Not necessarily. We can think of a homogeneous system of n equations as a matrix equation Ax= 0 where A is the matrix of coefficients of the system of equations. The solution set of that homogeneous system of equations is the kernel of the matrix A and its dimension is the "nullity", k, of A. by the rank-nullity property, if A maps $\displaystyle R^n$ to $\displaystyle R^m$, then th e sum of the rank and nullity of A is n. That is, A maps all of $\displaystyle R^n$ to a n- k dimensional subspace of $\displaystyle R^m$.
We can write a non-homogeneous system as Ax= b where b is the vector containing the right side of the equations. If be happens to lie in the n- k dimensional subspace that A maps all of $\displaystyle R^n$ into (the "image of $\displaystyle R^n$ under A") then the solution set has dimension k, the same as the kernel.
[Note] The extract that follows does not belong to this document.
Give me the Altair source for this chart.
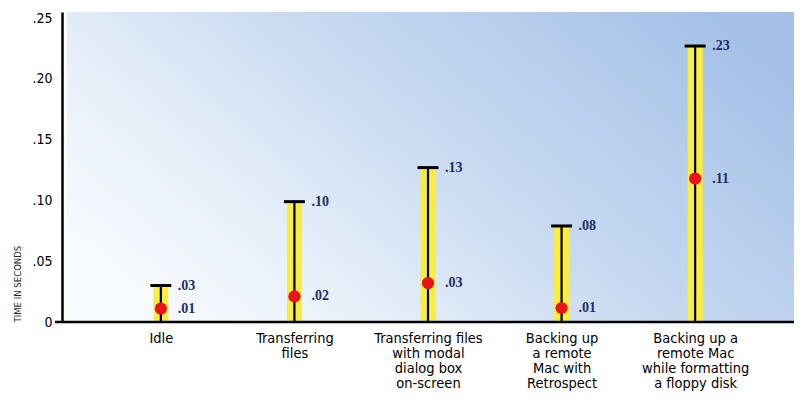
import altair as alt
import pandas as pd

categories = [
    "Idle",
    "Transferring|files",
    "Transferring files|with modal|dialog box|on-screen",
    "Backing up|a remote|Mac with|Retrospect",
    "Backing up a|remote Mac|while formatting|a floppy disk",
]
max_values = [0.030, 0.099, 0.127, 0.079, 0.227]
avg_values = [0.011, 0.021, 0.032, 0.0115, 0.118]
max_labels = [".03", ".10", ".13", ".08", ".23"]
avg_labels = [".01", ".02", ".03", ".01", ".11"]
y_ticks = [0, 0.05, 0.10, 0.15, 0.20, 0.25]

df = pd.DataFrame({
    "cat": categories,
    "max": max_values,
    "avg": avg_values,
    "maxlab": max_labels,
    "avglab": avg_labels,
})

W, H = 732, 310
SANS = "Liberation Sans Narrow, DejaVu Sans Condensed, sans-serif"
SERIF = "Liberation Serif, DejaVu Serif, serif"

xscale = alt.Scale(type="point", padding=0.74, domain=categories)
yscale = alt.Scale(domain=[0, 0.255], nice=False, zero=True)

xenc = alt.X("cat:N", scale=xscale, sort=categories, axis=alt.Axis(
    title=None, labelExpr="split(datum.value, '|')", labelAngle=0,
    labelFont=SANS, labelFontSize=14.5, labelColor="#000", labelPadding=9,
    labelLineHeight=15, ticks=False, domain=False, labelBaseline="top"))

bg = alt.Chart(alt.Data(values=[{}])).mark_rect(
    fill=alt.Gradient(
        gradient="linear",
        x1=0, y1=0.75, x2=1, y2=0.25,
        stops=[
            alt.GradientStop(offset=0, color="#f8fbfe"),
            alt.GradientStop(offset=0.25, color="#e6eff9"),
            alt.GradientStop(offset=0.55, color="#c8daf1"),
            alt.GradientStop(offset=1, color="#a6c1e7"),
        ],
    )
).encode(x=alt.value(5), x2=alt.value(W), y=alt.value(0), y2=alt.value(H))

base = alt.Chart(df)

yellow = base.mark_bar(color="#f9ee40", size=15).encode(
    x=xenc,
    y=alt.Y("max:Q", scale=yscale, axis=alt.Axis(
        title="TIME IN SECONDS", titleFont=SANS, titleFontSize=9.5, titleFontWeight="normal",
        titleAnchor="start", titleColor="#222", titlePadding=9,
        values=y_ticks, labelExpr="datum.value == 0 ? '0' : replace(format(datum.value, '.2f'), '0.', '.')",
        labelFont=SANS, labelFontSize=14, labelColor="#000", labelPadding=10,
        ticks=False, grid=False, domainColor="#000", domainWidth=2.5)),
    y2=alt.datum(0),
)

stem = base.mark_rule(color="#000", strokeWidth=2.2).encode(
    x=alt.X("cat:N", scale=xscale, sort=categories),
    y=alt.Y("max:Q", scale=yscale),
    y2=alt.datum(0),
)

cap = base.mark_tick(color="#000", size=21, thickness=3, opacity=1).encode(
    x=alt.X("cat:N", scale=xscale, sort=categories),
    y=alt.Y("max:Q", scale=yscale),
)

dot = base.mark_circle(color="#e8141c", size=150, opacity=1).encode(
    x=alt.X("cat:N", scale=xscale, sort=categories),
    y=alt.Y("avg:Q", scale=yscale),
)

maxtxt = base.mark_text(align="left", baseline="middle", dx=17, font=SERIF,
                        fontSize=14, fontWeight="bold", color="#1c2d6b").encode(
    x=alt.X("cat:N", scale=xscale, sort=categories),
    y=alt.Y("max:Q", scale=yscale),
    text="maxlab:N",
)

avgtxt = base.mark_text(align="left", baseline="middle", dx=17, font=SERIF,
                        fontSize=14, fontWeight="bold", color="#1c2d6b").encode(
    x=alt.X("cat:N", scale=xscale, sort=categories),
    y=alt.Y("avg:Q", scale=yscale),
    text="avglab:N",
)

xaxis_line = alt.Chart(alt.Data(values=[{}])).mark_rule(color="#000", strokeWidth=2.5).encode(
    x=alt.value(-7), x2=alt.value(W), y=alt.value(H))

chart = alt.layer(bg, yellow, stem, cap, dot, maxtxt, avgtxt, xaxis_line).properties(
    width=W, height=H,
    autosize=alt.AutoSizeParams(type="none"),
    padding={"left": 54, "top": 4, "right": 0, "bottom": 80},
    background="white",
).configure_view(stroke=None)

chart.save("out.html", embed_options={"renderer": "svg", "actions": False})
But if b is not in that subspace there is no solution. That is what is sometimes called the "Fredholm alternative".
often the non-homogeneous case is represented by the dictum: general solution = homogeneous solution + particular solution.
note that if there is NO particular solution, then the number of homogeneous solutions (that is, the rank of the matrix) is irrelevent.
this often happens in problems where one is to determine if b is in col(A). the smaller the rank of A, the less likely it is that this will be true,
although if it IS true, there are often several ways to combine the columns of A to get b.
(if rank(A) << n, where A is nxn, then we have multiple ways to make a basis from the columns of A).
said yet another way: just because rref(A) has rank k, does not mean the system is consistent. the augmented
matrix might have rank k+r, which would have no solutions.